American energy companies asked the U.S. Supreme Court last week to overturn a ruling that allowed Honolulu’s climate lawsuit against the industry to move forward. This is the first time the Supreme Court has had the opportunity to tackle the merits of the cases head-on, marking a milestone in the litigation campaign.

Energy companies have twice previously sought SCOTUS’s review of legal issues in these lawsuits. While past petitions were related to the jurisdictional question of where the cases belong (state vs. federal court), Wednesday’s petition for certiorari asks the Court to determine whether federal law prevents these cases to be heard in the first place.

The defendants are challenging a Hawaii Supreme Court decision affirming a trial court’s denial of motions to dismiss Honolulu’s lawsuit in October, allowing the case to proceed to trial. The companies argue the federal Clean Air Act preempts state law and ask the Supreme Court to “review and clarify” if state law can be used to impose repercussions for damages from the global issue of climate change. The petition argues this point:

“This case presents the Court with its only foreseeable opportunity in the near future to decide a dispositive question that is arising in every climate-change case: whether federal law precludes state-law claims seeking redress for injuries allegedly caused by the effects of interstate and international greenhouse-gas emissions on the global climate.”

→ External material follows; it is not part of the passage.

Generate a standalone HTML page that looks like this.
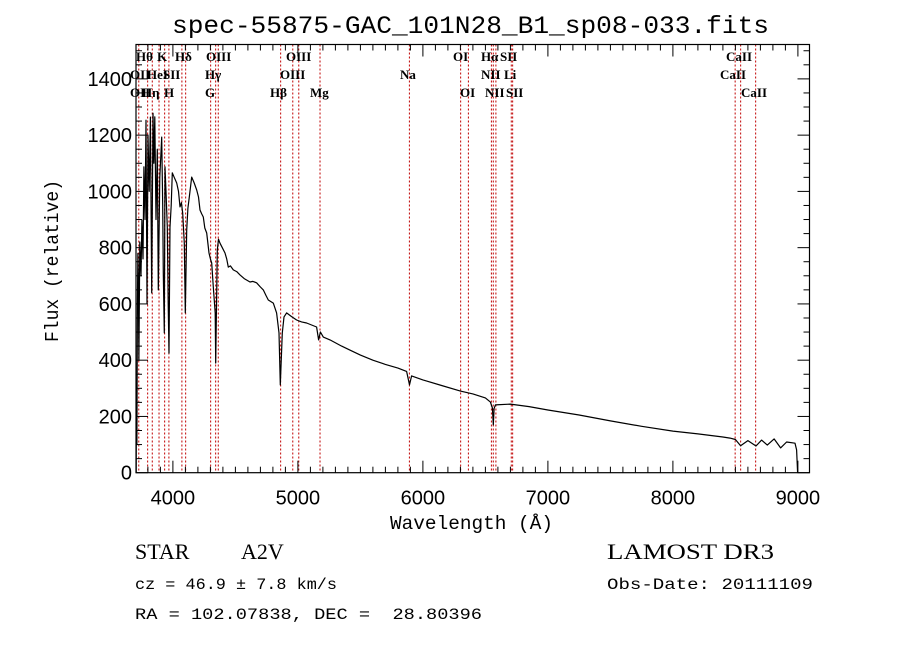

It’s important that the Court decides whether or not cases like Honolulu’s are even “viable” before taxpayers have to front the cost for discovery and pretrial proceedings in dozens of cases. “The stakes in this case could not be higher” or more timely, wrote the petitioners:

“Those cases present a serious threat to one of the Nation’s most vital industries. As the federal government previously stated in a similar climate-change case, ‘federal law and policy has long declared that fossil fuels are strategically important domestic resources that should be developed to reduce the growing dependence of the United States on politically and economically unstable sources of foreign oil imports.’”

If the Court does not intervene, the companies warned, the litigation campaign could result in cases proceeding “under the laws of all 50 states—a blueprint for chaos.”

Last year, George Mason University Law professor Donald Kochan highlighted the same point, pointing out that “inconsistent or conflicting verdicts” in state courts around the country “risk chaos in global energy markets.” Market instability, massive fines, and a patchwork of liability that hinders innovation would all make it near-impossible for oil and natural gas business to develop resources, driving up consumers’ energy costs.

But that may be, in fact, the goal of the activists pushing the litigation campaign after all. In 2022, an advisor to Sher Edling, the private law firm representing Honolulu and dozens more plaintiffs in climate suits, spelled it out clearly: “If these cases all go to their logical extreme, [the oil companies] all go bankrupt… They should.”

Bottom line: The stakes are high. As POLITICO reports, if SCOTUS takes up the petition and finds that “federal law bars state-level claims related to interstate and international greenhouse gas emissions. That would significantly weaken — if not outright end — all similar litigation.”